Norwich Crown Court heard how he had sped through red traffic lights in the moments before the crash.
He admitted causing death by dangerous driving.
Ms Mace, who lost her mother, sister and stepdad, said news of the sudden deportation came 'out of the blue' while she was attempting to arrange a meeting with the government in a last-ditch attempt to halt the killer's release.
At Prime Minister's Questions on February 11, North West Norfolk MP James Wild described the looming deportation as 'the final insult', warning that 'three years for three lives' would 'undermine public confidence in our justice system'.
Sir Keir replied that he would examine the circumstances 'as quickly as possible'.
But on Friday - just four days before Cielevicius was deported - prisons minister Lord Timpson wrote to Mr Wild regarding the 'potential early release'.
In the letter, seen by the Daily Mail, he wrote that 'it would not be appropriate for me...to seek to influence the operational decision-making process.'
Ms Mace accused Labour of 'hollow words' and said she was 'fighting a lost cause against people with power who do not look at things in a human capacity'.
She added: 'I do not believe that it was ever going to be looked over as Keir Starmer had stated at Prime Minister's Questions.'
Cielevicius was jailed following the devastating crash on the A47 in Norfolk in January 2023 which stole her family's lives.
Ms Mace said news of the sudden deportation came 'out of the blue' while she was attempting to arrange a meeting with the government in a last-ditch attempt to halt the killer's release.
Migrant drug driver who killed family serves less than three years in jail
'I believe the wheels would have already been in motion.
'In everything we have been through, trying to fight justice for my beautiful family, we have always been let down and insulted.
'And here we are again, having this happen.'
Labour introduced its early release scheme in September 2024 in a bid to tackle severe overcrowding in English prisons.
Under the changes, inmates can be freed after serving 40 per cent of their sentence rather than the standard 50 per cent. More than 40,000 prisoners were released early in the first 12 months.
Foreign national offenders, however, can be removed up to two years before the earliest release date if they have served 30 per cent of their sentence.
Ms Mace, aged just 23 when she had to organise the funerals of her immediate family, said she was 'devastated' by Cielevicius' early release.
Calling for Labour to review its eligibility criteria for the scheme, she said: 'These people in their high positions are playing with real people's lives.'
'Each case should be looked at in fine detail before a decision is made on its severity.
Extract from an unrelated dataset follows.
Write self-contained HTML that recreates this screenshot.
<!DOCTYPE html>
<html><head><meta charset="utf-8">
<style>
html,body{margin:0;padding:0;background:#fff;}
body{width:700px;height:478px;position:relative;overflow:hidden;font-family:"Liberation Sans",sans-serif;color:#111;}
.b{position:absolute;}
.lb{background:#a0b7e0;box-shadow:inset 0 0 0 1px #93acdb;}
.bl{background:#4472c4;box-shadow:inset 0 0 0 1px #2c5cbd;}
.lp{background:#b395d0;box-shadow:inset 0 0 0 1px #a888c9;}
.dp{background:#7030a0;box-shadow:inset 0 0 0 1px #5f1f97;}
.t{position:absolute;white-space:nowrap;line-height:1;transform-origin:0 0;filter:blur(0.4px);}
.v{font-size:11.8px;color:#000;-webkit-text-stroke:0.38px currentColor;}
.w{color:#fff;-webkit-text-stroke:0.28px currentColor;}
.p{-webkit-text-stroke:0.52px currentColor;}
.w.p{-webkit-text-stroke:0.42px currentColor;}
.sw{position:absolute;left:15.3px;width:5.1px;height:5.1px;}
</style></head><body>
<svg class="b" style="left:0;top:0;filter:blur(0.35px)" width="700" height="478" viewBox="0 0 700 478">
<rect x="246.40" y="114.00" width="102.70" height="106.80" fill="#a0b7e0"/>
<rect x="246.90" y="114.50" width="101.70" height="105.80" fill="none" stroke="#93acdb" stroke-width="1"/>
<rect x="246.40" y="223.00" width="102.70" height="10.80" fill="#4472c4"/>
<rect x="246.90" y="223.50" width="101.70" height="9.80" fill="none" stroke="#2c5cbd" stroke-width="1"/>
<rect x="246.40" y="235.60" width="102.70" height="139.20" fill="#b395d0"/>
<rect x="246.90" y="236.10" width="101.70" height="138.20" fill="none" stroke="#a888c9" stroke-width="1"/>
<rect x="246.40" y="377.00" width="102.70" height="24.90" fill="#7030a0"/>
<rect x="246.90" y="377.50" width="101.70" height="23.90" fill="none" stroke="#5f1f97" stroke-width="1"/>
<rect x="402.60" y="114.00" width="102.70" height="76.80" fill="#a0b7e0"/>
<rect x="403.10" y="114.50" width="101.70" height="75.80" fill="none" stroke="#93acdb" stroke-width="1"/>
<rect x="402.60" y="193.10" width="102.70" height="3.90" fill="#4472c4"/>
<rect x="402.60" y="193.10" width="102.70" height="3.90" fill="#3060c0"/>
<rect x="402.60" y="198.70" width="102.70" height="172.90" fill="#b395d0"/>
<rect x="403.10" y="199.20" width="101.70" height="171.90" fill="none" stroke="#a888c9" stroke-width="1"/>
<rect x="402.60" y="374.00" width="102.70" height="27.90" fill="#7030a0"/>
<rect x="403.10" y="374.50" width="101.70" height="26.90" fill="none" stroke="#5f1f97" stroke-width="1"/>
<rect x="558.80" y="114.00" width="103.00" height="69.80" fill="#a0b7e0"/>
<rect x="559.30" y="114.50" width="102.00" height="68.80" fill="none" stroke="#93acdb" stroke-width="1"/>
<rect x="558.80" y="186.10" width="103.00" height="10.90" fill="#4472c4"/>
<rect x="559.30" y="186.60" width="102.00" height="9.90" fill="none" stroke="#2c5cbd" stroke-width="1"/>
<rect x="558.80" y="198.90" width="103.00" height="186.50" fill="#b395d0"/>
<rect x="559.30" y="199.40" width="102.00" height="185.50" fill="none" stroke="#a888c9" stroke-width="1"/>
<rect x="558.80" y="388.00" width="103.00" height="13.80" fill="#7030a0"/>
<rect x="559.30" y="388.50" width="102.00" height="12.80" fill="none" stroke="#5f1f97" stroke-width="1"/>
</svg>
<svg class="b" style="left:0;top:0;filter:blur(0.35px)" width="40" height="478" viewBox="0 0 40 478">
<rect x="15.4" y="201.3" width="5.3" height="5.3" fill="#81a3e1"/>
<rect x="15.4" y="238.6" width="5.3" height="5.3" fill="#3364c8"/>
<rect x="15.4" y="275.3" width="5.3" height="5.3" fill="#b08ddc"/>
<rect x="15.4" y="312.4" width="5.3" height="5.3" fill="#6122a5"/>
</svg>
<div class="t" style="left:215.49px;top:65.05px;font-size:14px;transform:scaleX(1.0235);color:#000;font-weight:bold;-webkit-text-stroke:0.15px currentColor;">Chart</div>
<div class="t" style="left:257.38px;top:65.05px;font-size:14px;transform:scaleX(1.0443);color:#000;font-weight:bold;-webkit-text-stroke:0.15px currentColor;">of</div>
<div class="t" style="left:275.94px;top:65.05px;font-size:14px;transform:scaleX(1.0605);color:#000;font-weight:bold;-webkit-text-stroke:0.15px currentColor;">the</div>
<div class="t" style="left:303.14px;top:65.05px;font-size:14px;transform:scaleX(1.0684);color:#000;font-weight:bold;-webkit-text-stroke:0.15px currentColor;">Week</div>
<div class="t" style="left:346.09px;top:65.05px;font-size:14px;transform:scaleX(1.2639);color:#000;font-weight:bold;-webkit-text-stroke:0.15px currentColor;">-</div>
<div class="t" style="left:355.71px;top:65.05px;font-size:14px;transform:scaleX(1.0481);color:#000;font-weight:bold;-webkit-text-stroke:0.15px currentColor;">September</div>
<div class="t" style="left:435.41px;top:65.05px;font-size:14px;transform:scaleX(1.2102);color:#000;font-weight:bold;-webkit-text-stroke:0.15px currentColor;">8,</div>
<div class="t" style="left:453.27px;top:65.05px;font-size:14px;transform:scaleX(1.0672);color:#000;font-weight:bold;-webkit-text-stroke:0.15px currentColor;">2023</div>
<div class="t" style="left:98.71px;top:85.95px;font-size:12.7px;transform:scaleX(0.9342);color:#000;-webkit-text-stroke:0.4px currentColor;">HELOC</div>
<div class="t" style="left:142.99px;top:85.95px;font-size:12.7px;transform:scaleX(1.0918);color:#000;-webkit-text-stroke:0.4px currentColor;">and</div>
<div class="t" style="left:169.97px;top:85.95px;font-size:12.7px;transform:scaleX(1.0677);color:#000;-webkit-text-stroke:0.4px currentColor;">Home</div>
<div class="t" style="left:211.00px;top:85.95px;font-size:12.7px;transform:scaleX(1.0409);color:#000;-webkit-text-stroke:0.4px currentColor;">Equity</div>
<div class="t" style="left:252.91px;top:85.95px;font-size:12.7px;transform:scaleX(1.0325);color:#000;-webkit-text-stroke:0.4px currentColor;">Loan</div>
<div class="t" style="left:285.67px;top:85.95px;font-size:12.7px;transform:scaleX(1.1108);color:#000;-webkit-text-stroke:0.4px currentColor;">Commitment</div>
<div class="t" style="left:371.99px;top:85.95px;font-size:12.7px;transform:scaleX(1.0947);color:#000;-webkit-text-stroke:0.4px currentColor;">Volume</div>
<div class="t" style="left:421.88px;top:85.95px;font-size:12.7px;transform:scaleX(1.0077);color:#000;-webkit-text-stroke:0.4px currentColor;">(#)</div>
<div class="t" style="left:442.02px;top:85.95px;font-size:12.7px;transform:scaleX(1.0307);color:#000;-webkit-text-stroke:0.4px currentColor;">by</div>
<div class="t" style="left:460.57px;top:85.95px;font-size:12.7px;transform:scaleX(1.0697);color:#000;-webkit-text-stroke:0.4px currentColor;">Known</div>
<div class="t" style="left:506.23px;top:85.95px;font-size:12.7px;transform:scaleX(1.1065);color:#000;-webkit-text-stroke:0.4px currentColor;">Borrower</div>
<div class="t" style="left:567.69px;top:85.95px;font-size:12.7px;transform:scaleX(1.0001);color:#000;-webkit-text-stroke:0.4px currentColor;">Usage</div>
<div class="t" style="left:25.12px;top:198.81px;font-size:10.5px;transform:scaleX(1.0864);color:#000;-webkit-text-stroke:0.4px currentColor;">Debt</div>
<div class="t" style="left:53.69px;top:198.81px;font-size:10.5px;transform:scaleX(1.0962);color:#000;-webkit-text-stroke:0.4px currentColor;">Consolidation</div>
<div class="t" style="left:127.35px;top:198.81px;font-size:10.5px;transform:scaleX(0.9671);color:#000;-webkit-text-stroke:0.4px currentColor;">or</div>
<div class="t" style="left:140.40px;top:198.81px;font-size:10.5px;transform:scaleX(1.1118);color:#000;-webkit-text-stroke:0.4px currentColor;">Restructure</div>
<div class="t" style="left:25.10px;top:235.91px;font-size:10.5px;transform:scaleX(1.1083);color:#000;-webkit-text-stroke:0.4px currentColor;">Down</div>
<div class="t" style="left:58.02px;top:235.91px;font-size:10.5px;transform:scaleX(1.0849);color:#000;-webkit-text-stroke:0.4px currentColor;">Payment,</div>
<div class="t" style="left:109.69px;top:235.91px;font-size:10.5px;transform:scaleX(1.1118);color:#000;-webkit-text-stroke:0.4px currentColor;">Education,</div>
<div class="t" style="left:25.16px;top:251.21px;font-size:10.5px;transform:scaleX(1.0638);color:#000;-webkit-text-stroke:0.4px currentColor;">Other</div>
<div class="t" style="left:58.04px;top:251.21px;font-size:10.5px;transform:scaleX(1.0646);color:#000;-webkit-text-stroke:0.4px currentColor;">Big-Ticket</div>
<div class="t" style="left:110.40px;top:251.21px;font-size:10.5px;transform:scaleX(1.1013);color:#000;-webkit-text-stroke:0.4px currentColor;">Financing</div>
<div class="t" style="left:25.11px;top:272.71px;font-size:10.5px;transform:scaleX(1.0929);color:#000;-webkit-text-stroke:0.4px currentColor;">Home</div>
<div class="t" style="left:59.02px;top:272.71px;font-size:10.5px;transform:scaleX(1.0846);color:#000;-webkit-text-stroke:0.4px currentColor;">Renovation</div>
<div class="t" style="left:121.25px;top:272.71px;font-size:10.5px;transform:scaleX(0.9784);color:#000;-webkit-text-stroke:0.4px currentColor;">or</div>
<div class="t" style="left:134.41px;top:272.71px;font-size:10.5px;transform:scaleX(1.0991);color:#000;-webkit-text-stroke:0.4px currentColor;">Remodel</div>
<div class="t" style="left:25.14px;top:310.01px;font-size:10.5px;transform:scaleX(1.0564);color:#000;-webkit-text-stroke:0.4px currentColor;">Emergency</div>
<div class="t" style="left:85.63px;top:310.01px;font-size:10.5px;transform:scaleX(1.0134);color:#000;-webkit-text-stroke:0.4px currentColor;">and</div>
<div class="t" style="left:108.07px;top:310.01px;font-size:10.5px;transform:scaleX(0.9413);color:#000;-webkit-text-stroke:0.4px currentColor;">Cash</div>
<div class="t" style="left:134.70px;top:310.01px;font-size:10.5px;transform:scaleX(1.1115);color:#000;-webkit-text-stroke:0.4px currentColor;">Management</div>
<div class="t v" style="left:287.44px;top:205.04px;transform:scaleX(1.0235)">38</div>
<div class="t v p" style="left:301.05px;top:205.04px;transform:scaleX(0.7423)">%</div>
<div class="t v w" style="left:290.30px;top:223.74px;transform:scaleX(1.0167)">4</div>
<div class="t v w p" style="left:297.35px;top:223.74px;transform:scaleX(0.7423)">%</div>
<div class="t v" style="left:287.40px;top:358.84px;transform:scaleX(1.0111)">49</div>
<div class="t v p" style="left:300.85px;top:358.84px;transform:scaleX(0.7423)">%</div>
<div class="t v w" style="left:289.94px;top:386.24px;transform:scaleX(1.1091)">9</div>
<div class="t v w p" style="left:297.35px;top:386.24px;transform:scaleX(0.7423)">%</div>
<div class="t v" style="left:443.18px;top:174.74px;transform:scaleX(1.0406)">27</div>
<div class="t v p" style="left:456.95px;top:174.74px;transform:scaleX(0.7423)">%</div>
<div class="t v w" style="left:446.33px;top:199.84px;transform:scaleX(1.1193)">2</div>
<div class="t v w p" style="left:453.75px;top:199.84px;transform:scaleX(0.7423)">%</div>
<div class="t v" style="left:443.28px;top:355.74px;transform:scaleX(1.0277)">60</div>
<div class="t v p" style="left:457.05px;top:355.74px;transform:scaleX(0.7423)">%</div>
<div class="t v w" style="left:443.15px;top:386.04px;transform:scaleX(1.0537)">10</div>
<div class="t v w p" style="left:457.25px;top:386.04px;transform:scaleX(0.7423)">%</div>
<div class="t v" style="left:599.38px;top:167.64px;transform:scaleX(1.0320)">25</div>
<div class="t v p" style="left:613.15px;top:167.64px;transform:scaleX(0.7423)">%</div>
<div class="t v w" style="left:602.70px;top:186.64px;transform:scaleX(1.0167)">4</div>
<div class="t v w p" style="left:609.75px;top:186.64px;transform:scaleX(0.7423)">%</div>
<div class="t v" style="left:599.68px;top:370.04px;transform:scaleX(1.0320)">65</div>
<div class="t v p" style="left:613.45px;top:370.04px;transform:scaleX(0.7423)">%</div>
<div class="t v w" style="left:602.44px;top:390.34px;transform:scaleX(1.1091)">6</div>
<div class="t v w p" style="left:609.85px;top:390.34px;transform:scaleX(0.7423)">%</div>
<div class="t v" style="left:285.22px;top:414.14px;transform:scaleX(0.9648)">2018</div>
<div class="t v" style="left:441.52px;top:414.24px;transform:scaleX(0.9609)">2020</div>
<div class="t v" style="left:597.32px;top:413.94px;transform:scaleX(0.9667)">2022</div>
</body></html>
'I will always stand by the fact that the man who killed my family not only took their lives but destroyed them.
'I will never forget the fact that he was already a criminal and should not have been out of the house. I will never forget the fact that he was on an extreme amount of drugs.
'I will never forget any detail of what he has done and most importantly, I will never be able to accept that he has taken my mum, stepdad and sister away from me and all those around them.
'He ruined my life and he has gotten away with it so freely with a get-out-of-jail-free card.'
In his letter to Ms Mace's MP, Lord Timpson defended the use of deportation orders, saying they 'mitigate prison capacity pressures' and 'avoid the British taxpayer continuing to pay to hold foreign nationals who have come to this country and committed offences'.
The Home Office was approached for comment.